What routers have you got and what's been your experience with it?
I suspect you are well aware of many of the concepts tossed out in this reply. I went ahead and wrote it in full detail mode so that others who may take the time to read it can benefit more from their time spent.
I picked up three different used units to learn with. They were all less than $50 and sparse in the feature offerings that dominate the 'modern router marketplace'. A speed adjuster from Harbor Freight was well worth the $20 price tag and works with the MF7900 units. I haven't tried it with the Craftsman yet.
Though they have similar current consumption (9 amp) maximum ratings, the MF units make it pretty clear something has changed in the way Horsepower is measured or represented to the buying public.
- Millers Falls 7900 (Circa 1960)(1/2" Collet - 1.5HP?)
- Millers Falls 7900 (Circa 1960)(1/4" Collet - 1.5HP?)
- Craftsman 135-17508 (1/4" Collet - 1.5HP?)
Three different tables were rounded up to contribute to this experiment in crafting:
- Wolfcraft 6155
- Craftsman 320.28160
- Ryobi BTS-3100 Table Saw Extension
Since obtaining them, my 'project' experiences with them have been minimal. The 'real' experience has been in trying a wide variety of cuts, solely for the 'personal enrichment' purposes.
In my mind, learning what *I* can actually do (well) with them and increasing the scope of that ability set is a process better undertaken before putting steel to 'nicer woods'.
My need to give all due diligence to discovering the best way for *me* to make all these different kinds of cuts drives me to try every different way I can afford.
- Table Saw
- Radial Arm Saw
- Dado Stack for 10" Saws
- A growing collection of specialty planes
I generally put more value in the quality of cut than the 'hands on' time needed to make it.
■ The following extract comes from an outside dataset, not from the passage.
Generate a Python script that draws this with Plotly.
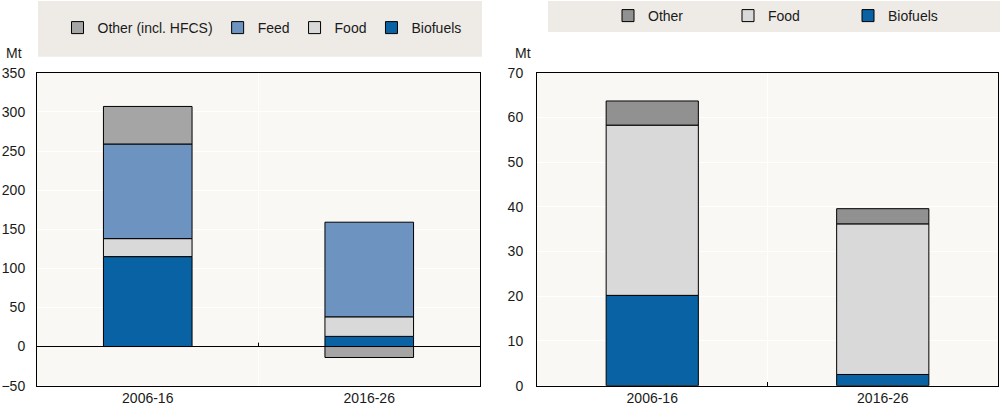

In contrast to that 'who cares how long it takes
' approach, extra time for set up annoys me, and clean up sends my mind looking for a 'better' way.
When I started the process of hands on with routers, I assumed they would become my 'preferred' method of cutting various types of joints. Actual results turned out to be quite different!.
While a router is certainly capable of removing the 18 cubic inches/300CC of wood that need to go away when half-lap jointing 2x4 boards. A dado stack on a TS or RAS tears through it in a lot less time.
Two specific tasks remain solidly in the realm of what I feel is best done with a router:
- Cutting slots (all the way through a board to add adjustability to a jig or object)
- Putting a pretty edge on a board. (especially one with curves in the profile)
I still need to try cutting shaker and horse nose profiles with a hand plane, but don't anticipate the cross grain portion will be as therapeutic as the edge that runs with the grain.
Two types of cuts cry out for the befits offered by a motorized cutter:
- The addition of curves into a profile
- Working across the grain
My viewpoint is that the machines we call routers, source their 'flexibility' in two different ways.
- Cutters (Literally Thousands of differently sized and shaped bits)
- Manner of Use (with or without Jigs & Guides as appropriate)
- Free Hand
- Table Mounting
- Ski Attachment
- Overhead Pin Mounting
- Computer Enhanced (CNC Type Setups)
Perhaps at the end of the day, the person
using the tool kit is the real router
and the objects within the tool kit simply enhances their effort to transform the shape of the workpiece into it's desired form.